12/23/2010 11:38 am ET Updated May 25, 2011

Teacher Merit Pay: Why Test Scores Shouldn't Dictate Salaries

During the nearly 15 years I toiled in the standardized testing industry, most of my time was spent scoring student responses to the open-ended questions on state assessments, or training others to do the same. Because of that experience, I'm amazed today to hear the suggestion that the jobs and salaries of American teachers should, in part, be based on how well their students do on standardized tests. No more than a couple examples from my time in testing indicate how unwise a decision that might be.

To begin, in my assessment career, we always went out of our way to differentiate between "scoring" and "grading," which in my mind always differentiated between testing and teaching. "Scoring isn't the same as grading," I heard dozens of times in my career.

The speech was always the same. "When grading a student's work," some testing company flack (perhaps me) would say, "A teacher might consider more than just how the student answered a question. The teacher might not give out a grade before also taking into account how much effort the student was putting in, how much improvement he or she was making, how much time was spent studying a subject, or how well other students answered the question. In scoring student responses on these tests, however, all we care about is how the words written on the page match up with our scoring rubric."

"Remember that scoring," the speech always concluded, "is not the same as grading!"

That speech was usually given during a project only after one (or more) of the scorers began to protest that the job they were being asked to do was too one-dimensional, complaining that test "scoring" didn't adequately deal with complex student answers. The disgruntled scorers argued that it was too superficial. The "scoring v. grading" speech was unveiled mostly in order to assuage those scorers' fears by promising them the "scoring" of student answers on large-scale assessments was only supposed to be a quick measure of student work, not anything as deep or meaningful as the real decisions professional educators made about students every day.

So, you can imagine my surprise -- while we, in large-scale assessment once used to produce results only with the caveat that they weren't as robust a measure of student learning as were the grades teachers meted out, now those simplistic scores the testing industry spits out by the millions were going to be used to assess those very teachers. I have to admit, I didn't see that coming.

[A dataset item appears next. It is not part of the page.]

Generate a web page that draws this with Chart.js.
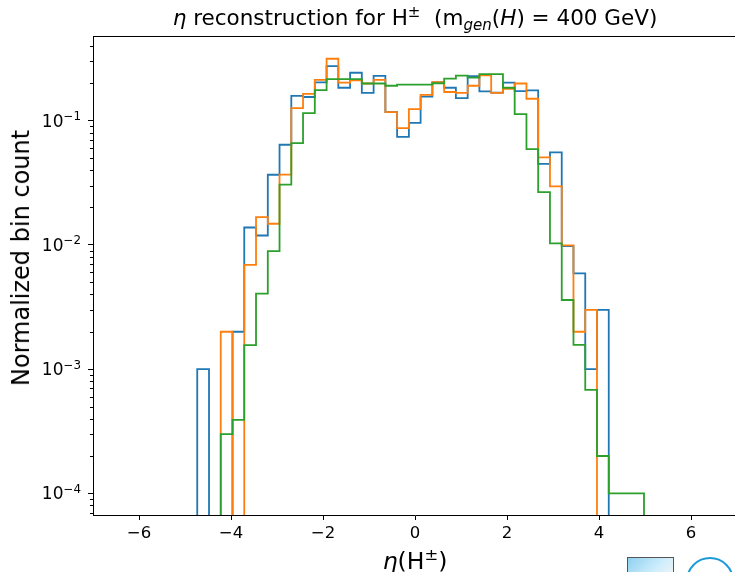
<!DOCTYPE html>
<html>
<head>
<meta charset="utf-8">
<script src="https://cdn.jsdelivr.net/npm/chart.js@4.4.0/dist/chart.umd.min.js"></script>
<style>
  html, body { margin: 0; padding: 0; background: #fff; overflow: hidden; }
  #wrap { position: relative; width: 745px; height: 572px; font-family: 'DejaVu Sans', sans-serif; color: #000; }
  #plotTitle, #xLabel { position: absolute; left: 93px; width: 644px; text-align: center; white-space: nowrap; line-height: 1; }
  #plotTitle { top: 7px; font-size: 21.5px; }
  #xLabel { top: 550px; font-size: 23.5px; }
  #yLabel { position: absolute; left: 21px; top: 258px; font-size: 24px; line-height: 1; white-space: nowrap;
            transform: translate(-50%, -50%) rotate(-90deg); }
  .yTick { position: absolute; left: 0; width: 81px; text-align: right; font-size: 17px; line-height: 1;
           white-space: nowrap; transform: translateY(-50%); }
  sup, sub { font-size: 70%; line-height: 0; position: relative; vertical-align: baseline; }
  sup { top: -0.55em; }
  sub { top: 0.3em; }
  /* little logos in the bottom right corner */
  #logoA { position: absolute; left: 627px; top: 557px; width: 45px; height: 20px; border: 1px solid #555;
           background: linear-gradient(135deg, #8fd0f0 0%, #cfeefc 60%, #f4f4f4 100%); }
  #logoB { position: absolute; left: 686px; top: 557px; width: 44px; height: 44px; border: 2px solid #1e9bd7; border-radius: 50%; }
</style>
</head>
<body>
<div id="wrap">
  <canvas id="chart" width="745" height="572"></canvas>
  <div id="plotTitle"><i>η</i> reconstruction for H<sup>±</sup>&nbsp; (m<sub><i>gen</i></sub>(<i>H</i>) = 400 GeV)</div>
  <div id="xLabel"><i>η</i>(H<sup>±</sup>)</div>
  <div id="yLabel">Normalized bin count</div>
  <div id="logoA"></div>
  <div id="logoB"></div>
</div>
<script>
// bin edges (same for all three histograms)
const binEdges = [
  -4.734, -4.478, -4.223, -3.967, -3.712, -3.456, -3.200, -2.945, -2.689, -2.434,
  -2.178, -1.922, -1.667, -1.411, -1.156, -0.900, -0.644, -0.389, -0.133, 0.122,
  0.378, 0.634, 0.889, 1.145, 1.400, 1.656, 1.912, 2.167, 2.423, 2.678,
  2.934, 3.190, 3.445, 3.701, 3.956, 4.212, 4.467, 4.723, 4.978
];

// normalized bin counts, one per bin (0 = empty bin)
const blueCounts = [
  0.001, 0, 0, 0.002, 0.0138, 0.0119, 0.0367, 0.064, 0.158, 0.155,
  0.203, 0.275, 0.184, 0.243, 0.167, 0.229, 0.117, 0.074, 0.096, 0.156,
  0.203, 0.184, 0.152, 0.228, 0.172, 0.168, 0.202, 0.173, 0.175, 0.0448,
  0.0555, 0.0098, 0.0059, 0.001, 0.003, 0, 0, 0
];
const orangeCounts = [
  0, 0, 0.002, 0, 0.0069, 0.0167, 0.0148, 0.0368, 0.126, 0.164,
  0.213, 0.315, 0.202, 0.211, 0.199, 0.213, 0.117, 0.087, 0.124, 0.161,
  0.204, 0.17, 0.167, 0.191, 0.231, 0.167, 0.18, 0.199, 0.15, 0.0507,
  0.0296, 0.0099, 0.002, 0.003, 0, 0, 0, 0
];
const greenCounts = [
  0, 0, 0.0003, 0.00039, 0.00156, 0.00405, 0.0089, 0.0305, 0.066, 0.115,
  0.176, 0.216, 0.216, 0.216, 0.199, 0.199, 0.191, 0.195, 0.195, 0.195,
  0.2, 0.218, 0.23, 0.222, 0.237, 0.237, 0.184, 0.113, 0.059, 0.0266,
  0.0103, 0.0036, 0.00157, 0.00068, 0.0002, 0.0001, 0.0001, 0.0001
];

const xTicks = [-6, -4, -2, 0, 2, 4, 6];
const yTicks = [1e-4, 1e-3, 1e-2, 1e-1];
const yTickExps = ['\u22124', '\u22123', '\u22122', '\u22121'];  // shown as 10^exp
const yMin = 6.7e-5, yMax = 0.48;

// minor log ticks 2..9 x 10^k inside the range
const yMinor = [];
[-5, -4, -3, -2, -1].forEach(e => {
  for (let k = 2; k <= 9; k++) {
    const v = k * Math.pow(10, e);
    if (v > yMin && v < yMax) yMinor.push(v);
  }
});

const FLOOR = 1e-9; // empty bins drop below the axis, like matplotlib's step outline

// outline of a step histogram built from edges + counts
function stepOutline(counts) {
  const pts = [{ x: binEdges[0], y: FLOOR }];
  counts.forEach((c, i) => {
    const v = c > 0 ? c : FLOOR;
    pts.push({ x: binEdges[i], y: v });
    pts.push({ x: binEdges[i + 1], y: v });
  });
  pts.push({ x: binEdges[binEdges.length - 1], y: FLOOR });
  return pts;
}

function fmtTick(v) {
  return (v < 0 ? '\u2212' : '') + Math.abs(v);
}

const axisExtras = {
  id: 'axisExtras',
  afterDraw(chart) {
    const { ctx, chartArea: a, scales: { y } } = chart;
    ctx.save();
    ctx.strokeStyle = '#000';
    ctx.lineWidth = 1;
    ctx.beginPath();
    ctx.moveTo(a.left, a.top + 0.5);
    ctx.lineTo(a.right, a.top + 0.5);
    ctx.moveTo(a.right - 0.5, a.top);
    ctx.lineTo(a.right - 0.5, a.bottom);
    yMinor.forEach(v => {
      const py = Math.round(y.getPixelForValue(v)) + 0.5;
      ctx.moveTo(a.left - 3, py);
      ctx.lineTo(a.left, py);
    });
    ctx.stroke();
    ctx.restore();
  }
};

Chart.defaults.font.family = "'DejaVu Sans', sans-serif";
Chart.defaults.color = '#000';

const lineStyle = { borderWidth: 1.8, pointRadius: 0, tension: 0, fill: false, borderJoinStyle: 'miter' };

const chart = new Chart(document.getElementById('chart'), {
  type: 'line',
  data: {
    datasets: [
      { ...lineStyle, label: 'blue', data: stepOutline(blueCounts), borderColor: '#1f77b4', order: 3 },
      { ...lineStyle, label: 'orange', data: stepOutline(orangeCounts), borderColor: '#ff7f0e', order: 2 },
      { ...lineStyle, label: 'green', data: stepOutline(greenCounts), borderColor: '#2ca02c', order: 1 }
    ]
  },
  options: {
    responsive: false,
    animation: false,
    layout: { padding: { top: 36, right: 8, left: 0, bottom: 0 } },
    plugins: { legend: { display: false }, tooltip: { enabled: false }, title: { display: false } },
    scales: {
      x: {
        type: 'linear', min: -7, max: 7,
        afterBuildTicks: s => { s.ticks = xTicks.map(v => ({ value: v })); },
        afterFit: s => { s.height = 57; },
        ticks: { callback: v => fmtTick(v), font: { size: 16.5 }, padding: 4, maxRotation: 0, autoSkip: false },
        grid: { drawOnChartArea: false, drawTicks: true, tickLength: 5, tickColor: '#000' },
        border: { display: true, color: '#000', width: 1 }
      },
      y: {
        type: 'logarithmic', min: yMin, max: yMax,
        afterBuildTicks: s => { s.ticks = yTicks.map(v => ({ value: v })); },
        afterFit: s => { s.width = 93; },
        ticks: { display: false },
        grid: { drawOnChartArea: false, drawTicks: true, tickLength: 5, tickColor: '#000' },
        border: { display: true, color: '#000', width: 1 }
      }
    }
  },
  plugins: [axisExtras]
});

// y tick labels as 10^n text, placed on the log scale's pixels
const wrap = document.getElementById('wrap');
yTicks.forEach((v, i) => {
  const el = document.createElement('div');
  el.className = 'yTick';
  el.innerHTML = '10<sup>' + yTickExps[i] + '</sup>';
  el.style.top = chart.scales.y.getPixelForValue(v) + 'px';
  wrap.appendChild(el);
});
</script>
</body>
</html>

This second reality about testing and teaching is a little embarrassing to admit, but during my time in testing, the absolute worst people hired to score student responses were classroom teachers, active or former. In truth, that's a statement more about the kind of job test scoring is than it is a commentary on the abilities of the many capable teachers I worked with. But neither I nor many of my colleagues in the testing industry relished the idea of classroom teachers in our pool of test scorers.

The tendency those current or former educators have of giving thoughtful readings to student responses was, frankly, the bane of my existence as a trainer. If I was standing in front of a group of 20, 50 or 100 temporary employees newly hired to score tests, and if we had to get through 100,000 student responses in two weeks, the last thing I needed was for each of those scorers to be giving a meticulous and earnest review to every student response.

Meticulous and earnest reviews of every student response meant the scorers might never agree with each other (one scorer might find some esoteric nugget of wisdom in a single word of the first sentence, while perhaps another would find some major fault in the second), and the scorers agreeing with each other was the primary goal of "standardized" test scoring. When I was a trainer, I didn't need my scorers spending five minutes to look for the hidden truth in every response; I needed them to look for key words and slap down a quick score. People who cared too much (teachers and ex-teachers) were certainly not the people who helped most in that regard, and hence I usually found myself hoping for a team of scorers that wasn't too invested in the state of American education.

To reiterate, teachers and ex-teachers made bad standardized test scorers because they actually gave a damn about the students, while my scoring projects were usually better served by people who cared a little less. Ironically, that means if test scores do end up being used to evaluate the jobs being done by American teachers, those people who "cared a little less" will end up assessing the jobs being done by those classroom teachers who really are invested in American education.